Metro

Teacher leaps to death off GWB amid sex probe

A teacher and coach at an elite New Jersey boarding school leaped to his death from the George Washington Bridge – on the same day investigators showed up at his campus to investigate allegations of sex between a student and teacher.

Popular teacher Donovan Dickson, 24 – whose Facebook page features several photos of him posing with students at the co-ed Peddie School in Hightstown – jumped from the New York side of the GWB last Friday around 11:30 am, authorities said.

That same day, police were sent to the $50,000-a-year Peddie School to investigate possible criminal charges against a teacher, officials said.

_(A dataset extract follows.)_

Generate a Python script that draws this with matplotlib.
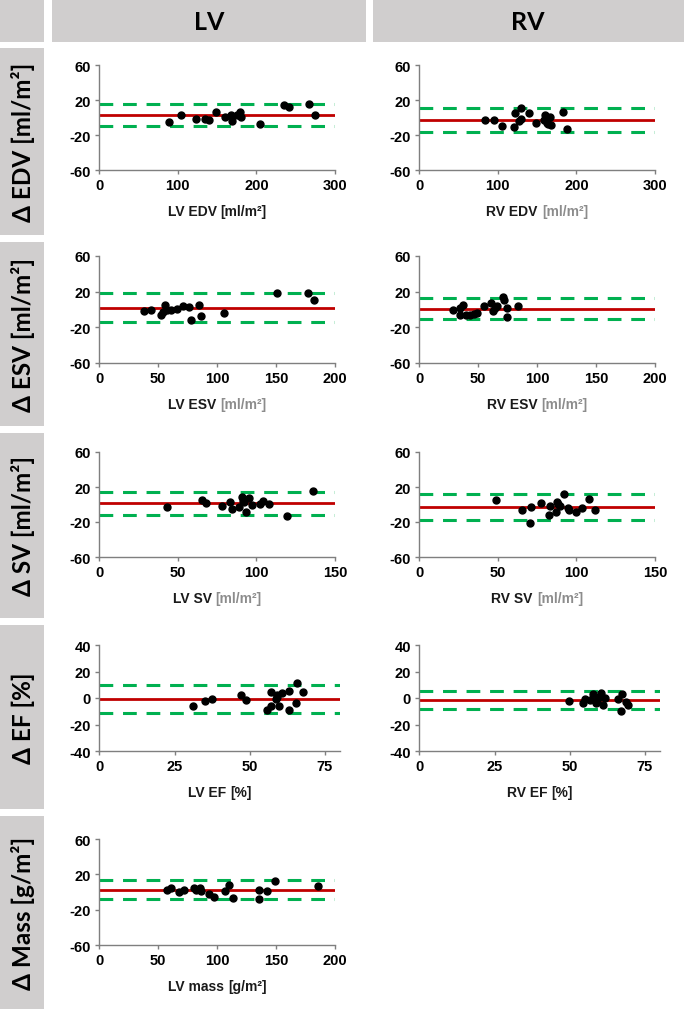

“Detectives were sent to the Peddie school last Friday to assist Hightstown in investigating allegations of inappropriate sexual contact between a teacher and a student,” a spokeswoman for the Mercer County prosecutor’s office told The Times of Trenton, which first reported Dickson’s leap and the school probe.

Authorities would not say if the two incidents are related or whether Donovan had been part of the investigation into teacher-student sex allegations.

Prosecutors did not release the name of the teacher involved and no charges have been filed in the underage-sex case, the Times reported.

Dickson, a New Hampshire native, had been teaching math at Peddie since 2011 and also coached the boys’ cross country, track  and wrestling teams.

A Port Authority spokesman said Dickson was spotted on the bridge, near the Manhattan side pillar, by a police lieutenant last Friday morning.

“He apparently jumped from the south walkway and did not land in the water,” spokesman Joe Pentangelo said.

Dickson’s body was identified by his brother.

Piddie Headmaster Peter Quinn sent a letter to parents and students Tuesday about the “troubling events” and said he had met with students about the incident on Monday. He said it was a “sacred trust ” for faculty to ensure student safety at the high school, but did not give any details on the alleged student-teacher sex assault.

”The broad outlines of those events are known; the details I cannot discuss,” Quinn wrote in his letter, according to the Trenton Times.

Dickson was  “loved and admired by his students and colleagues at the Peddie School,” an online obituary for the teacher noted.  “He injected happiness and spirit into every occasion.”

A Dickson family member wouldn’t comment Friday, other than to say a memorial service was ­being planned.